Three years on and an election victory of the Pheu Thai Party later, many of the Red Shirt leaders are now MPs or even Cabinet members.

But what else has changed for the movement now, especially for the grassroots activists?

There are reports of rifts in the movement, putting its chairwoman under pressure.

But she remains unshaken.

UDD chairwoman Thida Tavornseth said: "We're not a party of coup makers, where everybody has to tow the same line. But we are a democratic movement, so we have our differences and disputes.

"But our overall strategy has to remain the same. No matter our differences, as long as we all fight against coups, against aristocracy, then it's 'ok'."

Still, critics associated with the Red Shirt movement say that both the government and the UDD have not done enough to help bring justice to those killed or imprisoned for their cause.

Phayao Akahad, mother of a nurse who was killed during the 2010 protests, said: "I personally feel that the government hasn't done as much as I hoped they would. Whether it's the court case (against the soldiers who killed my daughter), justice in general or other things - I'm very frustrated! I'm a relative of a killed victim. It's been three years and the case has gone nowhere!"

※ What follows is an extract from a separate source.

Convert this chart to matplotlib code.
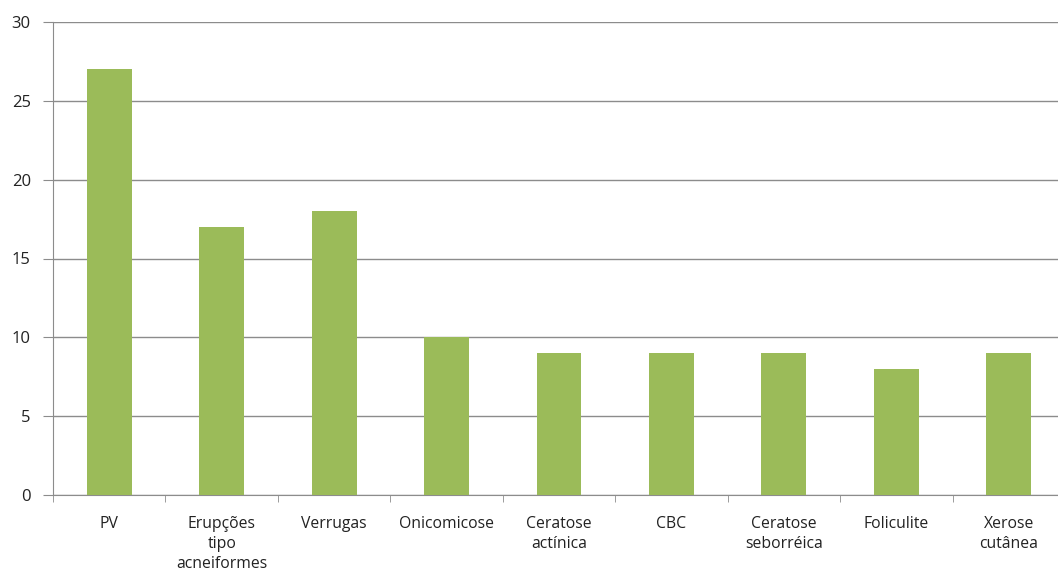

Suda Rangkuphan, a human rights activist, said: "It's not enough yet. Currently, the government probably sees that economic development affects a lot more people positively.

"When it comes to those affected by injustice, they think it's a very small group. But for us, even if there would be just one political prisoner left - it'd be one too many!"

The UDD leadership acknowledges that it still has a long way to go but insists the Red Shirts will keep fighting.

But will they fight for the same goals and steer in the same direction? Only time will tell.